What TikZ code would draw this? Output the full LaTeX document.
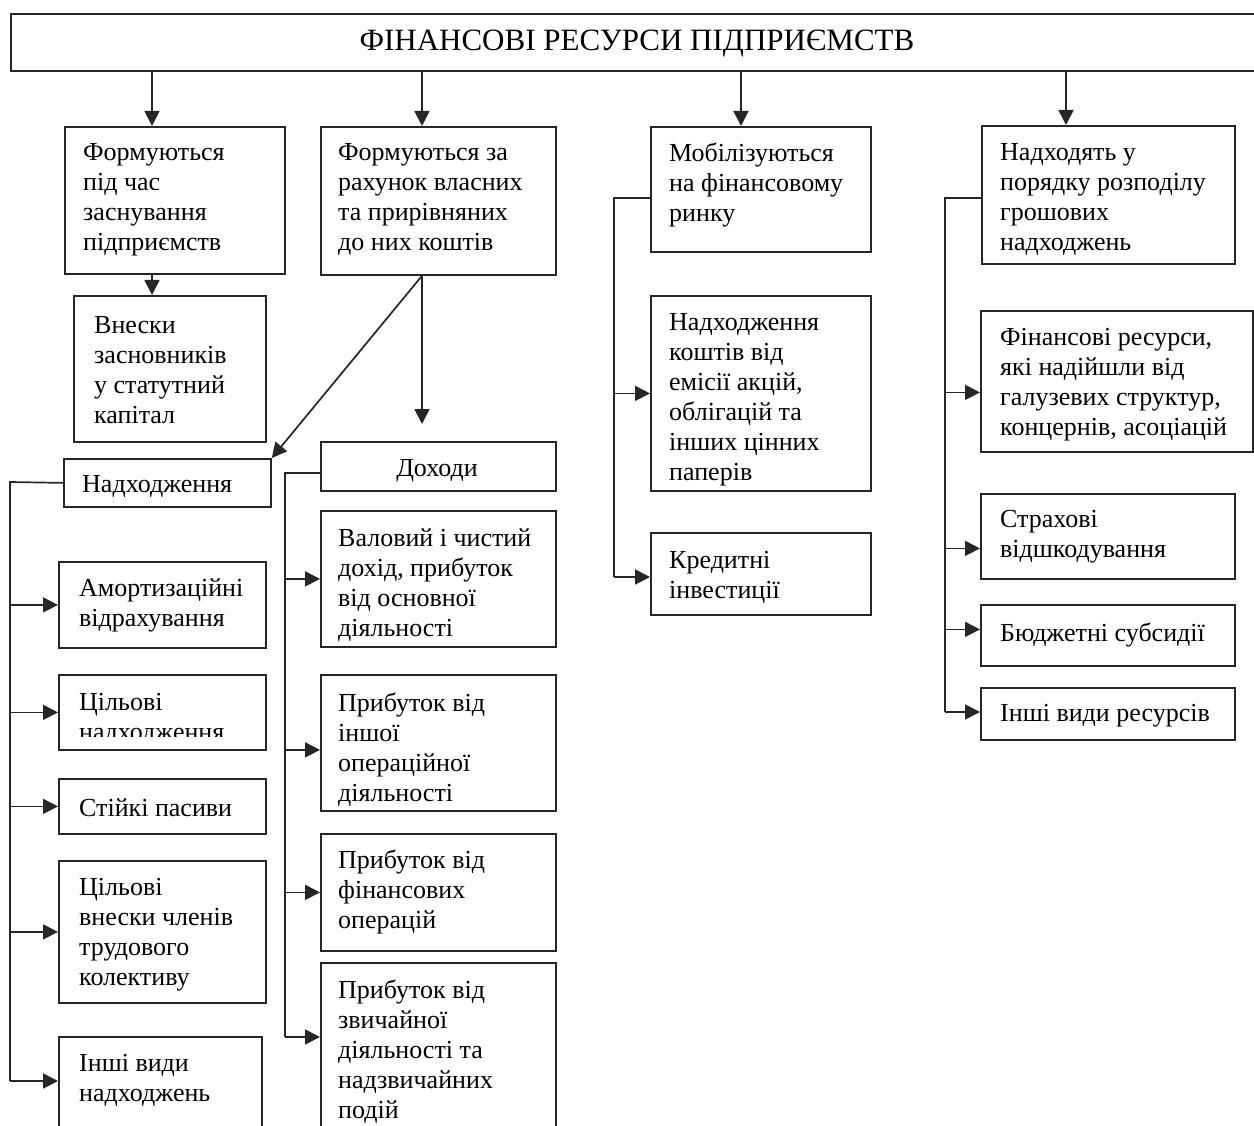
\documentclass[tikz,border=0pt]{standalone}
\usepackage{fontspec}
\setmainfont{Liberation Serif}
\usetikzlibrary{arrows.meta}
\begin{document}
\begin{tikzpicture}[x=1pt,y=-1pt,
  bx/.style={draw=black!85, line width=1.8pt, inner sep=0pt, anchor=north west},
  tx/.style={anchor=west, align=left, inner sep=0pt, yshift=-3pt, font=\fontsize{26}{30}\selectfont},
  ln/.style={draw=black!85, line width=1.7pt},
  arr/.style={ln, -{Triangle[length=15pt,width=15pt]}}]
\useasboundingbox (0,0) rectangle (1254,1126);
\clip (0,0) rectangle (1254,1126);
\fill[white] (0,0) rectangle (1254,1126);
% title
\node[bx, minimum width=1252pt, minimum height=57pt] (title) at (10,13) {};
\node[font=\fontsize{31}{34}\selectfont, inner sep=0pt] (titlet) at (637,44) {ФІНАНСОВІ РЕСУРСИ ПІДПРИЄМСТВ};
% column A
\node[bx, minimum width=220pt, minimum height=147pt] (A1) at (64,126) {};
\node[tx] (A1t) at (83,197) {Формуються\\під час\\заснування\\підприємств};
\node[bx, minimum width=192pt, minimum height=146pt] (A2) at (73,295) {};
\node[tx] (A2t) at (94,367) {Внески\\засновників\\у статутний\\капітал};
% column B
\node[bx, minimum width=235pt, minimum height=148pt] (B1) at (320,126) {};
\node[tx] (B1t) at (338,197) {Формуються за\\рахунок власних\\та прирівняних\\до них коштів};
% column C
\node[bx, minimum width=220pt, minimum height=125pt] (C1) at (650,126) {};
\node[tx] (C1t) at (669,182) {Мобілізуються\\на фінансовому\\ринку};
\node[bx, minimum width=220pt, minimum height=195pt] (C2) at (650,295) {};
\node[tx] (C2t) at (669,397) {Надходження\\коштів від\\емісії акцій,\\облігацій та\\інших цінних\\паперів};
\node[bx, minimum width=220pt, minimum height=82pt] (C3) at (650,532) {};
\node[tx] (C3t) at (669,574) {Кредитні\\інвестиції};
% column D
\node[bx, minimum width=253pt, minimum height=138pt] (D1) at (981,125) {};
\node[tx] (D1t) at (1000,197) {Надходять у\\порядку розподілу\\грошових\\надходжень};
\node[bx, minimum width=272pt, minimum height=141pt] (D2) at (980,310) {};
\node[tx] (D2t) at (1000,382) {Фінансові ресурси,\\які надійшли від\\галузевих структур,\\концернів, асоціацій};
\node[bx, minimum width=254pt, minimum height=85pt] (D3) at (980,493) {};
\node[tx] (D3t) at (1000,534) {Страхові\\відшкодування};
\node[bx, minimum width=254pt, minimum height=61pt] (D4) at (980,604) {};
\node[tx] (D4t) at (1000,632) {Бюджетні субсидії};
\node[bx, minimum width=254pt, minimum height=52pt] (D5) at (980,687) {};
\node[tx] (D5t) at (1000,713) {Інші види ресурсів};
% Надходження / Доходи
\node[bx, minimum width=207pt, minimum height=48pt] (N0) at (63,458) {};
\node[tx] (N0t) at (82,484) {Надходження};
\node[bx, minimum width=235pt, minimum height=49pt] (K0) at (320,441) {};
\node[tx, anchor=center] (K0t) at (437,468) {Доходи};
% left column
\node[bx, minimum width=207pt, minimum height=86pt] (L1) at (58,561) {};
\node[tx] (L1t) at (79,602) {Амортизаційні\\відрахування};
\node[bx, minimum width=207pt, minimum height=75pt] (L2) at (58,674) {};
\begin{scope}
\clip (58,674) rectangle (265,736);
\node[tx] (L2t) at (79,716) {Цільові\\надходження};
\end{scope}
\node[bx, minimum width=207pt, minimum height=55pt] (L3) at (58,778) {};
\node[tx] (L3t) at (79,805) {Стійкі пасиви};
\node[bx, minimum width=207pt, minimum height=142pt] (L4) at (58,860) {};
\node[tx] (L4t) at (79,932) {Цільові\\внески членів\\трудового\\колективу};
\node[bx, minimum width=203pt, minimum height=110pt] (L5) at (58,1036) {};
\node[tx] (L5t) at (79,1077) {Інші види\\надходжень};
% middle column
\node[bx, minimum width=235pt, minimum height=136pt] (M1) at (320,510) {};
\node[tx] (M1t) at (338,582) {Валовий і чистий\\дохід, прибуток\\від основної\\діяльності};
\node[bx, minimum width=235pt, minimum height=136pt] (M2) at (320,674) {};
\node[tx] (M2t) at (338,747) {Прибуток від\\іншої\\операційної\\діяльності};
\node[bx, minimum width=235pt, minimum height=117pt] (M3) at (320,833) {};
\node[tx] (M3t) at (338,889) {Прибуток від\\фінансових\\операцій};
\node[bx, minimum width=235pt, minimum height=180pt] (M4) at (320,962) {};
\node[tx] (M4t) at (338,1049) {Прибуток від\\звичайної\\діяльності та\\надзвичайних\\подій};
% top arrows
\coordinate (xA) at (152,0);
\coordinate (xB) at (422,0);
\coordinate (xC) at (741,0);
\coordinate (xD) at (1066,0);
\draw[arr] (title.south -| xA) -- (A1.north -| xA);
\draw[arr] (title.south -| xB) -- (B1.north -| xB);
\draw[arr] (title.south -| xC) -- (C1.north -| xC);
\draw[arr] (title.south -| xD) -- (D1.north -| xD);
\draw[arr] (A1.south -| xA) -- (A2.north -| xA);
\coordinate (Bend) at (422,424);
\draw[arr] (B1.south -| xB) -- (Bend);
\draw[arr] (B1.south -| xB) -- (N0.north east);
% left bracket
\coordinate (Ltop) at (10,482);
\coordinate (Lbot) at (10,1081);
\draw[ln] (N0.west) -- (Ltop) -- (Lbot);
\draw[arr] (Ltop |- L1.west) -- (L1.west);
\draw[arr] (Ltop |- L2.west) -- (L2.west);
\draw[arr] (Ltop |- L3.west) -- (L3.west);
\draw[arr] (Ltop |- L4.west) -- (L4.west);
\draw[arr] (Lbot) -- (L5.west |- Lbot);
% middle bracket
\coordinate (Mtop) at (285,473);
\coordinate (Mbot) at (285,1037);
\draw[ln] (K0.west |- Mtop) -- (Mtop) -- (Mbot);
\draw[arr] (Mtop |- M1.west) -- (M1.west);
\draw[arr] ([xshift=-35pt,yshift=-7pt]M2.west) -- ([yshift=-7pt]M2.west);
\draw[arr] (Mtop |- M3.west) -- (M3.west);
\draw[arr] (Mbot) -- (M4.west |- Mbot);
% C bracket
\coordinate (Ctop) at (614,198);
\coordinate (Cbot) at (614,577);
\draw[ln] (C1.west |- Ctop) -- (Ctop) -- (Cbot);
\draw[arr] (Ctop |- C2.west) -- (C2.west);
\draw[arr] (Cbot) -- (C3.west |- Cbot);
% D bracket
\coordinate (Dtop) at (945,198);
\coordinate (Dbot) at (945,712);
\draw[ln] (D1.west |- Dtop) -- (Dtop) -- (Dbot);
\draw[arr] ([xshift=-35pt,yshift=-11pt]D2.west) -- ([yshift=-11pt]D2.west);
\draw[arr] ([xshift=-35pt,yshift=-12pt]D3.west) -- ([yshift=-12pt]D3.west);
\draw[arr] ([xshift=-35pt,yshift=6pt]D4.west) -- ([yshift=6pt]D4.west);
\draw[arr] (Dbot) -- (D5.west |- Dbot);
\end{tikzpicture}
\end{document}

WHAT TO WORK ON: Copy all the lines of data exactly as they appear, dropping any images.

REPLY:
What TikZ code would draw this? Output the full LaTeX document.
\documentclass[tikz,border=0pt]{standalone}
\usepackage{fontspec}
\setmainfont{Liberation Serif}
\usetikzlibrary{arrows.meta}
\begin{document}
\begin{tikzpicture}[x=1pt,y=-1pt,
  bx/.style={draw=black!85, line width=1.8pt, inner sep=0pt, anchor=north west},
  tx/.style={anchor=west, align=left, inner sep=0pt, yshift=-3pt, font=\fontsize{26}{30}\selectfont},
  ln/.style={draw=black!85, line width=1.7pt},
  arr/.style={ln, -{Triangle[length=15pt,width=15pt]}}]
\useasboundingbox (0,0) rectangle (1254,1126);
\clip (0,0) rectangle (1254,1126);
\fill[white] (0,0) rectangle (1254,1126);
% title
\node[bx, minimum width=1252pt, minimum height=57pt] (title) at (10,13) {};
\node[font=\fontsize{31}{34}\selectfont, inner sep=0pt] (titlet) at (637,44) {ФІНАНСОВІ РЕСУРСИ ПІДПРИЄМСТВ};
% column A
\node[bx, minimum width=220pt, minimum height=147pt] (A1) at (64,126) {};
\node[tx] (A1t) at (83,197) {Формуються\\під час\\заснування\\підприємств};
\node[bx, minimum width=192pt, minimum height=146pt] (A2) at (73,295) {};
\node[tx] (A2t) at (94,367) {Внески\\засновників\\у статутний\\капітал};
% column B
\node[bx, minimum width=235pt, minimum height=148pt] (B1) at (320,126) {};
\node[tx] (B1t) at (338,197) {Формуються за\\рахунок власних\\та прирівняних\\до них коштів};
% column C
\node[bx, minimum width=220pt, minimum height=125pt] (C1) at (650,126) {};
\node[tx] (C1t) at (669,182) {Мобілізуються\\на фінансовому\\ринку};
\node[bx, minimum width=220pt, minimum height=195pt] (C2) at (650,295) {};
\node[tx] (C2t) at (669,397) {Надходження\\коштів від\\емісії акцій,\\облігацій та\\інших цінних\\паперів};
\node[bx, minimum width=220pt, minimum height=82pt] (C3) at (650,532) {};
\node[tx] (C3t) at (669,574) {Кредитні\\інвестиції};
% column D
\node[bx, minimum width=253pt, minimum height=138pt] (D1) at (981,125) {};
\node[tx] (D1t) at (1000,197) {Надходять у\\порядку розподілу\\грошових\\надходжень};
\node[bx, minimum width=272pt, minimum height=141pt] (D2) at (980,310) {};
\node[tx] (D2t) at (1000,382) {Фінансові ресурси,\\які надійшли від\\галузевих структур,\\концернів, асоціацій};
\node[bx, minimum width=254pt, minimum height=85pt] (D3) at (980,493) {};
\node[tx] (D3t) at (1000,534) {Страхові\\відшкодування};
\node[bx, minimum width=254pt, minimum height=61pt] (D4) at (980,604) {};
\node[tx] (D4t) at (1000,632) {Бюджетні субсидії};
\node[bx, minimum width=254pt, minimum height=52pt] (D5) at (980,687) {};
\node[tx] (D5t) at (1000,713) {Інші види ресурсів};
% Надходження / Доходи
\node[bx, minimum width=207pt, minimum height=48pt] (N0) at (63,458) {};
\node[tx] (N0t) at (82,484) {Надходження};
\node[bx, minimum width=235pt, minimum height=49pt] (K0) at (320,441) {};
\node[tx, anchor=center] (K0t) at (437,468) {Доходи};
% left column
\node[bx, minimum width=207pt, minimum height=86pt] (L1) at (58,561) {};
\node[tx] (L1t) at (79,602) {Амортизаційні\\відрахування};
\node[bx, minimum width=207pt, minimum height=75pt] (L2) at (58,674) {};
\begin{scope}
\clip (58,674) rectangle (265,736);
\node[tx] (L2t) at (79,716) {Цільові\\надходження};
\end{scope}
\node[bx, minimum width=207pt, minimum height=55pt] (L3) at (58,778) {};
\node[tx] (L3t) at (79,805) {Стійкі пасиви};
\node[bx, minimum width=207pt, minimum height=142pt] (L4) at (58,860) {};
\node[tx] (L4t) at (79,932) {Цільові\\внески членів\\трудового\\колективу};
\node[bx, minimum width=203pt, minimum height=110pt] (L5) at (58,1036) {};
\node[tx] (L5t) at (79,1077) {Інші види\\надходжень};
% middle column
\node[bx, minimum width=235pt, minimum height=136pt] (M1) at (320,510) {};
\node[tx] (M1t) at (338,582) {Валовий і чистий\\дохід, прибуток\\від основної\\діяльності};
\node[bx, minimum width=235pt, minimum height=136pt] (M2) at (320,674) {};
\node[tx] (M2t) at (338,747) {Прибуток від\\іншої\\операційної\\діяльності};
\node[bx, minimum width=235pt, minimum height=117pt] (M3) at (320,833) {};
\node[tx] (M3t) at (338,889) {Прибуток від\\фінансових\\операцій};
\node[bx, minimum width=235pt, minimum height=180pt] (M4) at (320,962) {};
\node[tx] (M4t) at (338,1049) {Прибуток від\\звичайної\\діяльності та\\надзвичайних\\подій};
% top arrows
\coordinate (xA) at (152,0);
\coordinate (xB) at (422,0);
\coordinate (xC) at (741,0);
\coordinate (xD) at (1066,0);
\draw[arr] (title.south -| xA) -- (A1.north -| xA);
\draw[arr] (title.south -| xB) -- (B1.north -| xB);
\draw[arr] (title.south -| xC) -- (C1.north -| xC);
\draw[arr] (title.south -| xD) -- (D1.north -| xD);
\draw[arr] (A1.south -| xA) -- (A2.north -| xA);
\coordinate (Bend) at (422,424);
\draw[arr] (B1.south -| xB) -- (Bend);
\draw[arr] (B1.south -| xB) -- (N0.north east);
% left bracket
\coordinate (Ltop) at (10,482);
\coordinate (Lbot) at (10,1081);
\draw[ln] (N0.west) -- (Ltop) -- (Lbot);
\draw[arr] (Ltop |- L1.west) -- (L1.west);
\draw[arr] (Ltop |- L2.west) -- (L2.west);
\draw[arr] (Ltop |- L3.west) -- (L3.west);
\draw[arr] (Ltop |- L4.west) -- (L4.west);
\draw[arr] (Lbot) -- (L5.west |- Lbot);
% middle bracket
\coordinate (Mtop) at (285,473);
\coordinate (Mbot) at (285,1037);
\draw[ln] (K0.west |- Mtop) -- (Mtop) -- (Mbot);
\draw[arr] (Mtop |- M1.west) -- (M1.west);
\draw[arr] ([xshift=-35pt,yshift=-7pt]M2.west) -- ([yshift=-7pt]M2.west);
\draw[arr] (Mtop |- M3.west) -- (M3.west);
\draw[arr] (Mbot) -- (M4.west |- Mbot);
% C bracket
\coordinate (Ctop) at (614,198);
\coordinate (Cbot) at (614,577);
\draw[ln] (C1.west |- Ctop) -- (Ctop) -- (Cbot);
\draw[arr] (Ctop |- C2.west) -- (C2.west);
\draw[arr] (Cbot) -- (C3.west |- Cbot);
% D bracket
\coordinate (Dtop) at (945,198);
\coordinate (Dbot) at (945,712);
\draw[ln] (D1.west |- Dtop) -- (Dtop) -- (Dbot);
\draw[arr] ([xshift=-35pt,yshift=-11pt]D2.west) -- ([yshift=-11pt]D2.west);
\draw[arr] ([xshift=-35pt,yshift=-12pt]D3.west) -- ([yshift=-12pt]D3.west);
\draw[arr] ([xshift=-35pt,yshift=6pt]D4.west) -- ([yshift=6pt]D4.west);
\draw[arr] (Dbot) -- (D5.west |- Dbot);
\end{tikzpicture}
\end{document}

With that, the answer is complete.